At 4 there’s a couple hours of flexible time. Each tutor is encouraged to read aloud with 1 student during this time, and there are also games going on; today they’re playing net ball, which is a bit of a combination of basketball and rugby. One person from each team stands on a chair at each end the field. The goal is to throw the ball to your “goal’ person. You throw the ball around, not being allowed to move while you have the ball. Gershon is aggressive, protecting his goal, waving teammates down the field, and passing frequently to the littler ones. Really nice combination of competitiveness and inclusion. Well done.
And some of the kids just sit around the kibanda, watching everyone else and interacting with the dogs.
I should say something about the animals on the compound. There are 3 dogs. The eldest is Nala, dirty white (no, that’s really dirt) with brown spots randomly distributed, including a distinctive one on her right shoulder. She’s the mother of the other 2: Silver (“Silvah”), a female who looks a lot like her mom, but with cleaner fur and no patch on her right shoulder, and Dog Samuel, a male who’s mostly brown with some black and white. They call him Dog Samuel to distinguish him from people named Samuel who are occasionally on the compound. The dogs put up with a lot; there’s no sense here of dogs as pets, so they scrounge for themselves and are often mistreated. The children here have been softened in their attitude by the westerner, and they are generally kinder to the dogs, but I don’t get any sense of affection between them, and I suppose there’s some rough treatment when no one is looking. Despite that, the dogs are not aggressive; they’re perfect around the children.

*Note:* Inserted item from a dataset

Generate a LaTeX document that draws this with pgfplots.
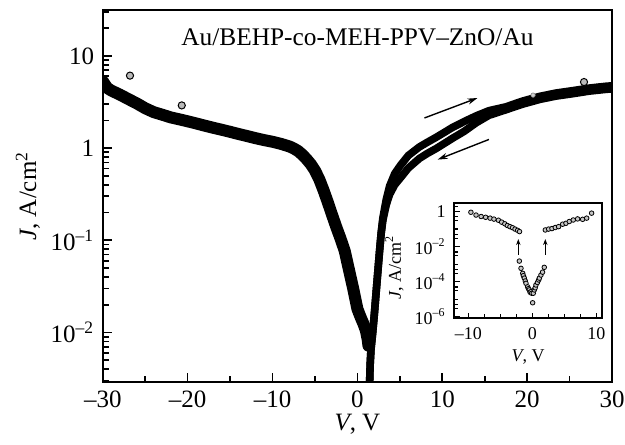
\documentclass[border=0pt]{standalone}
\usepackage{fontspec}
\setmainfont{Liberation Serif}
\usepackage{pgfplots}
\pgfplotsset{compat=1.18}
\usetikzlibrary{arrows.meta}

% main J-V sweep: left branch, forward (upper) and backward (lower) right branch
\pgfplotstableread{
V J
-30 5.3
-29.5 4.5
-29 4.2
-28 3.8
-27 3.4
-26 3.05
-25 2.7
-24 2.45
-23 2.3
-22 2.15
-21 2.05
-20 1.95
-19 1.85
-18 1.75
-17 1.66
-16 1.58
-15 1.5
-14 1.42
-13 1.35
-12 1.28
-11 1.22
-10 1.17
-9 1.11
-8 1.04
-7.5 0.99
-7 0.93
-6.5 0.85
-6 0.76
-5.5 0.67
-5 0.57
-4.5 0.46
-4 0.35
-3.5 0.26
-3 0.19
-2.5 0.14
-2 0.105
-1.5 0.077
-1 0.048
-0.5 0.03
0 0.018
0.4 0.0145
0.7 0.0125
1.0 0.0105
1.2 0.0085
1.3 0.0072
}\leftbranch

\pgfplotstableread{
V J
1.42 0.0025
1.5 0.0045
1.6 0.0066
1.8 0.010
2.0 0.016
2.2 0.027
2.4 0.045
2.6 0.075
2.8 0.12
3.0 0.175
3.4 0.278
3.8 0.389
4.4 0.529
5.1 0.655
6.0 0.831
7.3 1.028
8.2 1.15
9.3 1.311
11.2 1.672
12.6 1.944
14.0 2.235
15.5 2.544
17.5 2.80
19.4 3.22
21.5 3.64
23.4 3.95
25.5 4.21
27.3 4.47
29.3 4.68
30 4.73
}\forward

\pgfplotstableread{
V J
1.42 0.0025
1.5 0.0045
1.6 0.0066
1.8 0.010
2.0 0.016
2.2 0.027
2.4 0.045
2.6 0.075
2.8 0.12
3.0 0.165
3.4 0.243
3.8 0.315
4.4 0.400
5.1 0.479
6.0 0.607
7.3 0.771
8.2 0.870
9.3 0.991
11.2 1.275
12.6 1.522
14.0 1.881
15.5 2.264
17.5 2.60
19.4 2.98
21.5 3.37
23.4 3.66
25.5 3.90
27.3 4.14
29.3 4.33
30 4.38
}\backward

\begin{document}
\fontsize{12.5}{15}\selectfont
\begin{tikzpicture}
\useasboundingbox (-51.5pt,-31pt) rectangle (261.5pt,191.5pt);
\begin{axis}[
    scale only axis,
    width=255pt,
    height=186.5pt,
    ymode=log,
    xmin=-30, xmax=30,
    ymin=0.00288, ymax=31.4,
    xtick={-30,-20,-10,0,10,20,30},
    xticklabels={–30,–20,–10,0,10,20,30},
    minor xtick={-25,-15,-5,5,15,25},
    ytick={0.01,0.1,1,10},
    yticklabels={10\textsuperscript{–2},10\textsuperscript{–1},1,10},
    minor ytick={0.003,0.004,0.005,0.006,0.007,0.008,0.009,
                 0.02,0.03,0.04,0.05,0.06,0.07,0.08,0.09,
                 0.2,0.3,0.4,0.5,0.6,0.7,0.8,0.9,
                 2,3,4,5,6,7,8,9,20,30},
    xtick pos=left, ytick pos=left,
    tick align=inside,
    major tick length=4.5pt,
    minor tick length=3pt,
    tick style={black, line width=0.8pt},
    axis line style={line width=1.1pt},
    xlabel={\textit{V}, V},
    ylabel={\textit{J}, A/cm\textsuperscript{2}},
    xlabel style={at={([yshift=-21pt]axis description cs:0.5,0)}, anchor=center},
    ylabel style={at={([xshift=-37.5pt]axis description cs:0,0.5)}, anchor=center},
]
\addplot[black, line width=6pt, line join=round, line cap=round] table[x=V,y=J] {\leftbranch};
\addplot[black, line width=3.8pt, line join=round, line cap=round] table[x=V,y=J] {\forward};
\addplot[black, line width=3.8pt, line join=round, line cap=round] table[x=V,y=J] {\backward};
\addplot[only marks, mark=*, mark size=1.8pt, mark options={fill=gray!55, draw=black, line width=0.5pt}] coordinates {
    (-26.8,6.1) (-20.7,2.9) (26.7,5.2)
};
\addplot[only marks, mark=*, mark size=1.1pt, mark options={fill=gray!40, draw=gray, line width=0.3pt}] coordinates {
    (20.7,3.75)
};
\draw[line width=0.7pt, -{Stealth[length=5pt,width=3pt]}] (axis cs:7.9,2.12) -- (axis cs:14.15,3.49);
\draw[line width=0.7pt, -{Stealth[length=5pt,width=3pt]}] (axis cs:15.5,1.24) -- (axis cs:9.45,0.75);
\node[anchor=center, font=\fontsize{12.7}{15}\selectfont] at (rel axis cs:0.5,0.928) {Au/BEHP-co-MEH-PPV–ZnO/Au};
\end{axis}

\begin{axis}[
    at={(176pt,32pt)}, anchor=south west,
    scale only axis,
    width=74pt,
    height=58pt,
    ymode=log,
    xmin=-12.2, xmax=10.9,
    ymin=8e-7, ymax=3.2,
    xtick={-10,0,10},
    xticklabels={–10,0,10},
    minor xtick={-7.5,-5,-2.5,2.5,5,7.5},
    ytick={1e-6,1e-4,1e-2,1},
    yticklabels={10\textsuperscript{–6},10\textsuperscript{–4},10\textsuperscript{–2},1},
    minor ytick={1e-5,1e-3,1e-1,
                 3e-6,5e-6,3e-5,5e-5,3e-4,5e-4,3e-3,5e-3,3e-2,5e-2,0.3,0.5,2},
    xtick pos=left, ytick pos=left,
    tick align=inside,
    major tick length=3pt,
    minor tick length=2pt,
    tick style={black, line width=0.6pt},
    axis line style={line width=1pt},
    font=\fontsize{9}{11}\selectfont,
    xlabel={\textit{V}, V},
    ylabel={\textit{J}, A/cm\textsuperscript{2}},
    xlabel style={at={([yshift=-19.5pt]axis description cs:0.5,0)}, anchor=center},
    ylabel style={at={([xshift=-30pt]axis description cs:0,0.44)}, anchor=center},
    xticklabel style={font=\fontsize{9}{11}\selectfont},
    yticklabel style={font=\fontsize{9}{11}\selectfont},
    xlabel style={font=\fontsize{9}{11}\selectfont},
    ylabel style={font=\fontsize{9}{11}\selectfont},
]
\addplot[only marks, mark=*, mark size=1.15pt, mark options={fill=gray!45, draw=black, line width=0.4pt}] coordinates {
    (-9.6,0.91) (-8.8,0.63) (-8.0,0.52) (-7.3,0.47) (-6.6,0.42) (-6.0,0.37)
    (-5.3,0.32) (-4.8,0.25) (-4.3,0.2) (-3.9,0.16) (-3.5,0.138) (-3.1,0.12)
    (-2.7,0.1) (-2.3,0.085) (-2.0,0.072)
};
\addplot[only marks, mark=*, mark size=1.15pt, mark options={fill=gray!45, draw=black, line width=0.4pt}] coordinates {
    (2.03,0.089) (2.55,0.1) (3.07,0.107) (3.59,0.123) (4.11,0.138) (4.74,0.19)
    (5.26,0.214) (5.78,0.27) (6.4,0.33) (7.08,0.38) (7.86,0.36) (8.5,0.42) (9.27,0.81)
};
\addplot[only marks, mark=*, mark size=1.15pt, mark options={fill=gray!45, draw=black, line width=0.4pt}] coordinates {
    (-2.03,1.5e-3) (-1.77,5.8e-4) (-1.5,3.0e-4) (-1.4,2.2e-4) (-1.25,1.6e-4)
    (-1.1,1.1e-4) (-0.99,8.1e-5) (-0.73,5.1e-5) (-0.6,4e-5) (-0.47,3.4e-5)
    (-0.35,2.5e-5) (-0.21,2.7e-5) (-0.1,2.2e-5) (0.05,6.3e-6) (0.15,2.2e-5)
    (0.31,3.4e-5) (0.45,4.5e-5) (0.57,6.5e-5) (0.8,9e-5) (0.99,1.26e-4)
    (1.1,1.6e-4) (1.35,2.4e-4) (1.6,3.5e-4) (1.87,6.6e-4)
};
\draw[line width=0.5pt, -{Stealth[length=3pt,width=2.2pt]}] (axis cs:-2.19,3.4e-3) -- (axis cs:-2.19,0.027);
\draw[line width=0.5pt, -{Stealth[length=3pt,width=2.2pt]}] (axis cs:2.03,3.4e-3) -- (axis cs:2.03,0.027);
\end{axis}
\end{tikzpicture}
\end{document}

There are also a couple of beeves grazing in the front, and some goats, and some chickens. All of these animals could be anywhere on the compound; we run into them routinely during the course of a day. I’ve already mentioned the pigs, who are penned down toward the lake. We see them regularly, too, but only when we run a bucket of food waste down to feed them.
Supper is ugali, greens, and beef chunks in a savory tomato sauce that’s one of my favorites. The beef is usually pretty tough—both the butchering and the cooking techniques contribute to that—but it tastes good. As usual, we eat in the kibanda, with any kids who want to hanging around. We watch the sunset—it happens pretty much the same time all year this close to the equator, and it’s really beautiful over the lake—and then around 7:15 we head to the houses for devotions with the kids.
Tonight I talk about the greatest commandment. I ask a lot of questions—how do you know if you love God?—and I can tell that they have a set of stock answers to religious questions: pray, read your Bible. But with probing and explanation the boys seem to understand what I’m saying, in spite of my funny accent. Moving it from the head to the heart—there’s the rub.
Online time at Dan & Jana’s house, then team devotions at the girls’ house. They feel really positive about the first day of tutoring, as do I, but they’re tired, and it shows. I ask if they’d like the guys to leave so they can get to bed, and they don’t argue. So Gershon and I head back before 10 pm, following the Southern Cross to our bunks.